── Source data ──

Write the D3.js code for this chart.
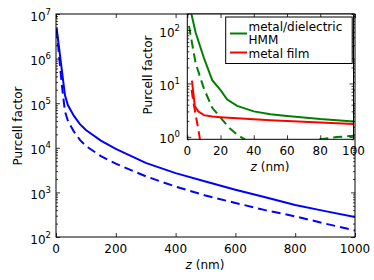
<!DOCTYPE html>
<html><head><meta charset="utf-8">
<script src="https://cdn.jsdelivr.net/npm/d3@7"></script>
<style>body{margin:0;background:#fff}svg{display:block}text{font-family:"DejaVu Sans",sans-serif;fill:#000}</style>
</head><body><svg id="c" width="374" height="280"></svg>
<script>
// ---- main plot data ----
const mainZ = [2, 10, 20, 30, 40, 60, 80, 100, 150, 200, 300, 400, 500, 600, 700, 800, 900, 1000];
const mainSolid = [4.8e6, 1.8e6, 5.2e5, 1.5e5, 9.0e4, 5.2e4, 3.4e4, 2.5e4, 1.45e4, 9.5e3, 4.6e3, 2.7e3, 1.75e3, 1.15e3, 780, 520, 380, 280];
const mainDashed = [4.6e6, 1.2e6, 2.4e5, 6.5e4, 4.0e4, 2.3e4, 1.5e4, 1.1e4, 6.5e3, 4.4e3, 2.3e3, 1.35e3, 850, 580, 400, 290, 200, 140];
const mainXTicks = [0, 200, 400, 600, 800, 1000];
const mainYExp = [2, 3, 4, 5, 6, 7];

// ---- inset data ----
const hmmZ = [1, 5, 10, 15, 20, 24, 30, 40, 50, 60, 70, 80, 90, 100];
const hmmSolid = [320, 90, 30, 11.5, 7.5, 5.0, 3.8, 3.0, 2.65, 2.45, 2.3, 2.15, 2.05, 1.93];
const hmmDashZ = [1, 5, 10, 15, 20, 25, 30, 35, 40, 50, 60, 70, 80, 90, 100];
const hmmDashed = [120, 24, 8, 3.5, 2.3, 1.5, 1.1, 0.88, 0.72, 0.56, 0.56, 0.72, 0.9, 0.99, 1.05];
const filmZ = [2.8, 4.5, 6.5, 10, 15, 20, 30, 40, 50, 60, 70, 80, 90, 100];
const filmSolid = [11.3, 3.8, 3.0, 2.55, 2.4, 2.33, 2.22, 2.13, 2.05, 1.98, 1.92, 1.86, 1.8, 1.74];
const filmDashZ = [2.6, 3.5, 5, 6.7, 7.6, 9];
const filmDashed = [7.6, 4.8, 2.6, 1.35, 0.9, 0.6];
const insetXTicks = [0, 20, 40, 60, 80, 100];
const insetYExp = [0, 1, 2];
const legendLabels = [["metal/dielectric", "HMM"], ["metal film"]];
const colors = {blue: "#0000ff", green: "#008000", red: "#ff0000"};

const svg = d3.select("#c");
const FS = 12;

function minorTicks(lo, hi) {
  const out = [];
  for (let e = Math.floor(Math.log10(lo)); e <= Math.ceil(Math.log10(hi)); e++) {
    for (let k = 1; k <= 9; k++) {
      const v = k * Math.pow(10, e);
      if (v >= lo * 0.999 && v <= hi * 1.001) out.push(v);
    }
  }
  return out;
}

function frame(g, x, y, xTicks, yExp, ydom) {
  const [x0, x1] = x.range();
  const [y1, y0] = y.range();
  const yMaj = yExp.map(e => Math.pow(10, e));
  const yMin = minorTicks(ydom[0], ydom[1]).filter(v => !yMaj.includes(v));
  const clean = s => { s.select(".domain").remove(); s.selectAll("line").attr("stroke", "#000").attr("stroke-width", 0.8); };
  g.append("g").attr("transform", `translate(0,${y1})`).call(d3.axisBottom(x).tickValues(xTicks).tickSize(-4).tickFormat("")).call(clean);
  g.append("g").attr("transform", `translate(0,${y0})`).call(d3.axisTop(x).tickValues(xTicks).tickSize(-4).tickFormat("")).call(clean);
  g.append("g").attr("transform", `translate(${x0},0)`).call(d3.axisLeft(y).tickValues(yMaj).tickSize(-4).tickFormat("")).call(clean);
  g.append("g").attr("transform", `translate(${x0},0)`).call(d3.axisLeft(y).tickValues(yMin).tickSize(-2).tickFormat("")).call(clean);
  g.append("g").attr("transform", `translate(${x1},0)`).call(d3.axisRight(y).tickValues(yMaj).tickSize(-4).tickFormat("")).call(clean);
  g.append("g").attr("transform", `translate(${x1},0)`).call(d3.axisRight(y).tickValues(yMin).tickSize(-2).tickFormat("")).call(clean);
  g.selectAll("g.tick text").remove();
  g.append("rect").attr("x", x0).attr("y", y0).attr("width", x1 - x0).attr("height", y1 - y0)
    .attr("fill", "none").attr("stroke", "#000").attr("stroke-width", 1);
}

function tickLabels(g, x, y, xTicks, yExp, xBase, yRight) {
  const [y1] = y.range();
  g.selectAll(null).data(xTicks).enter().append("text")
    .attr("x", d => x(d)).attr("y", y1 + xBase).attr("text-anchor", "middle")
    .attr("font-size", FS).text(d => d);
  const t = g.selectAll(null).data(yExp).enter().append("text")
    .attr("x", yRight).attr("y", d => y(Math.pow(10, d)) + 6.5).attr("text-anchor", "end")
    .attr("font-size", FS);
  t.append("tspan").text("10");
  t.append("tspan").attr("font-size", 8.5).attr("dy", -6).text(d => d);
}

function zlabel(g, cx, by) {
  const t = g.append("text").attr("x", cx).attr("y", by).attr("text-anchor", "middle").attr("font-size", FS);
  t.append("tspan").attr("font-style", "italic").text("z");
  t.append("tspan").text(" (nm)");
}

function ylabel(g, bx, cy) {
  g.append("text").attr("transform", `translate(${bx},${cy}) rotate(-90)`)
    .attr("text-anchor", "middle").attr("font-size", FS).text("Purcell factor");
}

function drawLine(g, x, y, xs, ys, color, dashed, clipId) {
  const line = d3.line().x(d => x(d[0])).y(d => y(d[1]));
  g.append("path").datum(xs.map((z, i) => [z, ys[i]]))
    .attr("d", line).attr("fill", "none").attr("stroke", color).attr("stroke-width", 2)
    .attr("stroke-dasharray", dashed ? "9,5" : null)
    .attr("clip-path", `url(#${clipId})`);
}

// ---- main ----
const mx = d3.scaleLinear().domain([0, 1000]).range([56, 355]);
const my = d3.scaleLog().domain([1e2, 1e7]).range([237, 14]);
const defs = svg.append("defs");
defs.append("clipPath").attr("id", "cm").append("rect").attr("x", 56).attr("y", 14).attr("width", 299).attr("height", 223);
const gm = svg.append("g");
drawLine(gm, mx, my, mainZ, mainSolid, colors.blue, false, "cm");
drawLine(gm, mx, my, mainZ, mainDashed, colors.blue, true, "cm");
frame(gm, mx, my, mainXTicks, mainYExp, [1e2, 1e7]);
tickLabels(gm, mx, my, mainXTicks, mainYExp, 16, 51);
zlabel(gm, 205, 269);
ylabel(gm, 21.5, 126);

// ---- inset ----
const ix = d3.scaleLinear().domain([0, 100]).range([187.3, 353.5]);
const iy = d3.scaleLog().domain([0.9, 200]).range([139.3, 14]);
defs.append("clipPath").attr("id", "ci").append("rect").attr("x", 187.3).attr("y", 14).attr("width", 166.2).attr("height", 125.3);
const gi = svg.append("g");
gi.append("rect").attr("x", 187.3).attr("y", 14).attr("width", 166.2).attr("height", 125.3).attr("fill", "#fff");
drawLine(gi, ix, iy, hmmZ, hmmSolid, colors.green, false, "ci");
drawLine(gi, ix, iy, hmmDashZ, hmmDashed, colors.green, true, "ci");
drawLine(gi, ix, iy, filmZ, filmSolid, colors.red, false, "ci");
drawLine(gi, ix, iy, filmDashZ, filmDashed, colors.red, true, "ci");
frame(gi, ix, iy, insetXTicks, insetYExp, [0.9, 200]);
tickLabels(gi, ix, iy, insetXTicks, insetYExp, 16, 180);
zlabel(gi, 270, 171);
ylabel(gi, 151.5, 75);

// ---- legend ----
const lg = svg.append("g");
lg.append("rect").attr("x", 225.7).attr("y", 17).attr("width", 126.5).attr("height", 46.5)
  .attr("fill", "#fff").attr("stroke", "#000").attr("stroke-width", 1);
const legendItems = [
  {color: colors.green, lines: legendLabels[0], ly: 33.5, by: 31, gap: 13.3},
  {color: colors.red, lines: legendLabels[1], ly: 52.5, by: 58, gap: 13.3}
];
legendItems.forEach(it => {
  lg.append("line").attr("x1", 230).attr("x2", 247).attr("y1", it.ly).attr("y2", it.ly)
    .attr("stroke", it.color).attr("stroke-width", 2);
  it.lines.forEach((s, i) => {
    lg.append("text").attr("x", 248.5).attr("y", it.by + i * it.gap).attr("font-size", FS).text(s);
  });
});
</script>
</body></html>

───

Exercise objective ▸ Your task is to restate word for word the lines from the top of the data to the line containing "const mainYExp = [2, 3, 4, 5, 6, 7];", both ends included, with every picture left out.

Expected output ▸
Write the D3.js code for this chart.
<!DOCTYPE html>
<html><head><meta charset="utf-8">
<script src="https://cdn.jsdelivr.net/npm/d3@7"></script>
<style>body{margin:0;background:#fff}svg{display:block}text{font-family:"DejaVu Sans",sans-serif;fill:#000}</style>
</head><body><svg id="c" width="374" height="280"></svg>
<script>
// ---- main plot data ----
const mainZ = [2, 10, 20, 30, 40, 60, 80, 100, 150, 200, 300, 400, 500, 600, 700, 800, 900, 1000];
const mainSolid = [4.8e6, 1.8e6, 5.2e5, 1.5e5, 9.0e4, 5.2e4, 3.4e4, 2.5e4, 1.45e4, 9.5e3, 4.6e3, 2.7e3, 1.75e3, 1.15e3, 780, 520, 380, 280];
const mainDashed = [4.6e6, 1.2e6, 2.4e5, 6.5e4, 4.0e4, 2.3e4, 1.5e4, 1.1e4, 6.5e3, 4.4e3, 2.3e3, 1.35e3, 850, 580, 400, 290, 200, 140];
const mainXTicks = [0, 200, 400, 600, 800, 1000];
const mainYExp = [2, 3, 4, 5, 6, 7];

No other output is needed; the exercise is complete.